E eu penso, têm razão. E depois penso nos meus pais e na minha irmã. Mas depois penso na equipa que depende de mim, ainda. Que, em dois meses, me ajudou muito e me fez sentir mal e bem e depois sempre bem. Uma equipa de mulheres todas elas com as suas histórias, as suas batalhas, os seus defeitos e as suas fraquezas. Mas todas imensamente fortes. E penso, tenho uma responsabilidade que preciso de levar até ao fim. E há quem não entenda isso, porque de momento que se lixe tudo, estamos em tempos complicados e precisamos de evitar o contacto social ao máximo. Mas para todos os efeitos, vou trabalhar não porque preciso desesperadamente como algumas colegas minhas na loja, mas porque não consigo ser aquela pessoa que abandona o barco a meio da viagem. Se me comprometi a ficar até uma determinada data, até lá ficarei. Porque na altura a situação do COVID-19 não estava tão avançada na Europa e no nosso país, a decisão que tomei foi porque recebi uma proposta de trabalho e não porque preciso de ficar em casa de quarentena. Ficarei, se entretanto fecharem os centros comerciais (coisa que duvido que venha a acontecer esta semana.) Ficarei até ao fim, porque foi assim que me ensinaram. A honrar os meus contractos e os meus compromissos.
Com isto, fica aqui no entanto o meu apelo a todos os que possam ler este texto.
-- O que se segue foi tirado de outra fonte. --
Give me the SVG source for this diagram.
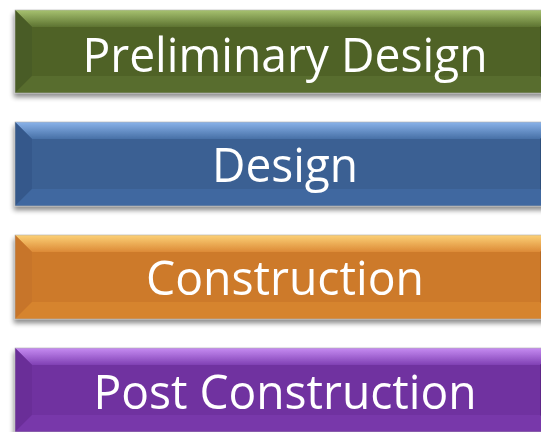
<svg xmlns="http://www.w3.org/2000/svg" width="541" height="432" viewBox="0 0 541 432">
  <defs>
    <filter id="sh" x="-5%" y="-20%" width="110%" height="150%">
      <feGaussianBlur in="SourceAlpha" stdDeviation="2.5"/>
      <feOffset dx="-1" dy="4" result="b"/>
      <feComponentTransfer><feFuncA type="linear" slope="0.45"/></feComponentTransfer>
      <feMerge><feMergeNode/><feMergeNode in="SourceGraphic"/></feMerge>
    </filter>
    <linearGradient id="gTop" x1="0" y1="0" x2="0" y2="1">
      <stop offset="0" stop-color="#a7c270"/><stop offset="1" stop-color="#5d7331"/>
    </linearGradient>
    <linearGradient id="bTop" x1="0" y1="0" x2="0" y2="1">
      <stop offset="0" stop-color="#8ab3ea"/><stop offset="1" stop-color="#4770a6"/>
    </linearGradient>
    <linearGradient id="oTop" x1="0" y1="0" x2="0" y2="1">
      <stop offset="0" stop-color="#fcd177"/><stop offset="1" stop-color="#dc8a36"/>
    </linearGradient>
    <linearGradient id="pTop" x1="0" y1="0" x2="0" y2="1">
      <stop offset="0" stop-color="#c68cf2"/><stop offset="1" stop-color="#8040b4"/>
    </linearGradient>
  </defs>
  <style>
    .lbl { font-family: "Open Sans", "Noto Sans", "Liberation Sans", sans-serif; font-size: 48px; fill: #ffffff; text-anchor: middle; }
    .edge { stroke: #b0b0b0; stroke-width: 0.6; fill: none; }
  </style>

  <g id="preliminary-design" filter="url(#sh)">
    <rect x="15" y="10" width="542" height="83" fill="#4f6228"/>
    <polygon points="15,10 557,10 540,27 32,27" fill="url(#gTop)"/>
    <polygon points="15,10 32,27 32,76 15,93" fill="#4a5c25"/>
    <polygon points="15,93 32,76 540,76 557,93" fill="#586d2d"/>
    <polygon points="557,10 540,27 540,76 557,93" fill="#415220"/>
    <rect x="15" y="10" width="542" height="83" class="edge"/>
    <text x="285" y="72" class="lbl" textLength="405" lengthAdjust="spacingAndGlyphs">Preliminary Design</text>
  </g>

  <g id="design" filter="url(#sh)">
    <rect x="15" y="122" width="542" height="84" fill="#3b6193"/>
    <polygon points="15,122 557,122 540,139 32,139" fill="url(#bTop)"/>
    <polygon points="15,122 32,139 32,189 15,206" fill="#35598b"/>
    <polygon points="15,206 32,189 540,189 557,206" fill="#4068a0"/>
    <polygon points="557,122 540,139 540,189 557,206" fill="#2f4f7c"/>
    <rect x="15" y="122" width="542" height="84" class="edge"/>
    <text x="285" y="182" class="lbl" textLength="146" lengthAdjust="spacingAndGlyphs">Design</text>
  </g>

  <g id="construction" filter="url(#sh)">
    <rect x="15" y="235" width="542" height="84" fill="#cd7a2b"/>
    <polygon points="15,235 557,235 540,252 32,252" fill="url(#oTop)"/>
    <polygon points="15,235 32,252 32,302 15,319" fill="#c7752a"/>
    <polygon points="15,319 32,302 540,302 557,319" fill="#d6842f"/>
    <polygon points="557,235 540,252 540,302 557,319" fill="#b86b22"/>
    <rect x="15" y="235" width="542" height="84" class="edge"/>
    <text x="285" y="295" class="lbl" textLength="278" lengthAdjust="spacingAndGlyphs">Construction</text>
  </g>

  <g id="post-construction" filter="url(#sh)">
    <rect x="15" y="348" width="542" height="84" fill="#7031a0"/>
    <polygon points="15,348 557,348 540,365 32,365" fill="url(#pTop)"/>
    <polygon points="15,348 32,365 32,415 15,432" fill="#6a2d98"/>
    <polygon points="15,432 32,415 540,415 557,432" fill="#7838aa"/>
    <polygon points="557,348 540,365 540,415 557,432" fill="#5e2789"/>
    <rect x="15" y="348" width="542" height="84" class="edge"/>
    <text x="285" y="409" class="lbl" textLength="383" lengthAdjust="spacingAndGlyphs">Post Construction</text>
  </g>

  <g id="connectors"/>
</svg>
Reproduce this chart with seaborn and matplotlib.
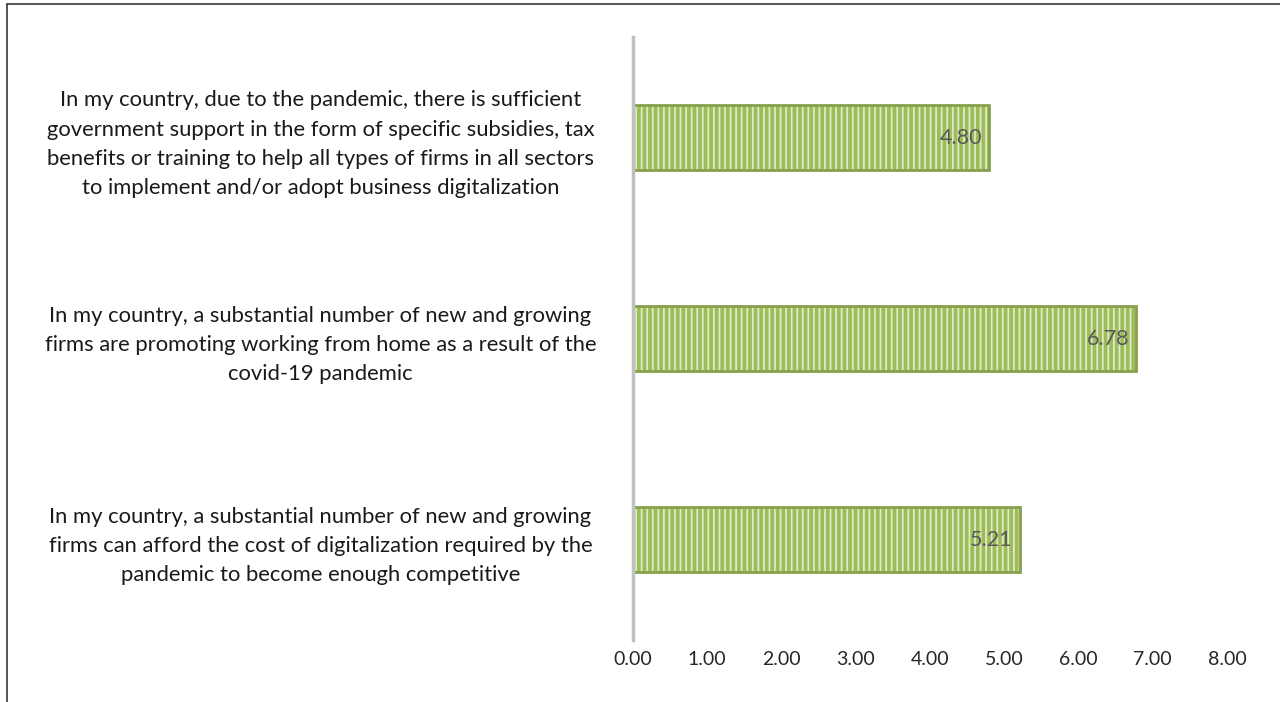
import pandas as pd
import numpy as np
import seaborn as sns
import matplotlib.pyplot as plt
from matplotlib.lines import Line2D

statements = [
    "In my country, due to the pandemic, there is sufficient\ngovernment support in the form of specific subsidies, tax\nbenefits or training to help all types of firms in all sectors\nto implement and/or adopt business digitalization",
    "In my country, a substantial number of new and growing\nfirms are promoting working from home as a result of the\ncovid-19 pandemic",
    "In my country, a substantial number of new and growing\nfirms can afford the cost of digitalization required by the\npandemic to become enough competitive",
]
scores = [4.80, 6.78, 5.21]
xticks = [0, 1, 2, 3, 4, 5, 6, 7, 8]

df = pd.DataFrame({"statement": statements, "score": scores})

sns.set_style("white")
plt.rcParams['font.family'] = ['Lato', 'DejaVu Sans']
plt.rcParams['hatch.linewidth'] = 1.3

fig = plt.figure(figsize=(12.8, 7.02), dpi=100)
ax = fig.add_axes([633/1280, 1-640/702, 594/1280, 603/702])

sns.barplot(data=df, x="score", y="statement", orient="h", width=0.32,
            color="#9dbd5a", saturation=1, ax=ax)

# striped fill like the excel texture, then a darker outline
for p in ax.patches:
    p.set_hatch("|||")
    p.set_edgecolor("#dfeac6")
    p.set_linewidth(0)
    x0, y0 = p.get_x(), p.get_y()
    ax.add_patch(plt.Rectangle((x0, y0), p.get_width(), p.get_height(),
                               fill=False, edgecolor="#87a04e", linewidth=2))

for i, v in enumerate(scores):
    ax.text(v - 0.1, i, f"{v:.2f}", ha="right", va="center",
            fontsize=15.5, color="#595959")

ax.set_xlim(0, 8)
ax.set_ylim(2.5, -0.5)
ax.set_xticks(xticks)
ax.set_xticklabels([f"{t:.2f}" for t in xticks], fontsize=14, color="#262626")
ax.tick_params(axis="x", length=0, pad=8)
ax.tick_params(axis="y", length=0, pad=225)
for lab in ax.get_yticklabels():
    lab.set_ha("center")
    lab.set_multialignment("center")
    lab.set_fontsize(15.8)
    lab.set_color("#1a1a1a")
    lab.set_linespacing(1.58)
ax.set_xlabel("")
ax.set_ylabel("")
for s in ["top", "right", "bottom"]:
    ax.spines[s].set_visible(False)
ax.spines["left"].set_color("#c0c0c0")
ax.spines["left"].set_linewidth(2.5)

# outer frame
fig.add_artist(Line2D([7/1280, 7/1280], [0, 1-4/702], color="#3a3a3a", linewidth=1.2))
fig.add_artist(Line2D([7/1280, 1], [1-4/702, 1-4/702], color="#3a3a3a", linewidth=1.2))

fig.savefig("out.png", dpi=100)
Não vão passear para os centros comerciais. Não vão com os vossos bebés para a loja comprar roupa. Se têm o privilégio de poderem ficar em casa, fiquem. Porque nós, lojistas, vamos todos os dias de coração nas mãos trabalhar desde que a situação aqui em Portugal piorou. E vai continuar a piorar se me forem para o Vasco da Gama, para o Colombo, para o Dolce Vita ou outro centro comercial qualquer às compras como se nada fosse. Não estamos de férias. Mas também não estamos à beira do Apocalipse. Estamos apenas a enfrentar uma crise, que pode correr muito melhor se as pessoas tomarem consciência daquilo que podem fazer para ajudar. Vão aos supermercados comprar apenas o que precisam. Não roubem papel higiénico dos braços de uma velhota. Nem das casas de banho do centro comercial. Não nos perguntem porque é que não dizemos "Boa Tarde" com um sorriso nos lábios, ou porque é que só está uma pessoa em loja. Sejam conscientes. Sejam solidários. Sejam prudentes.
Só assim vamos poder todos voltar às nossas vidas normais mais rapidamente e facilmente. Porque está comprovado que juntos, conseguimos muito mais do que separados. Não é cada um por si. É todos por um.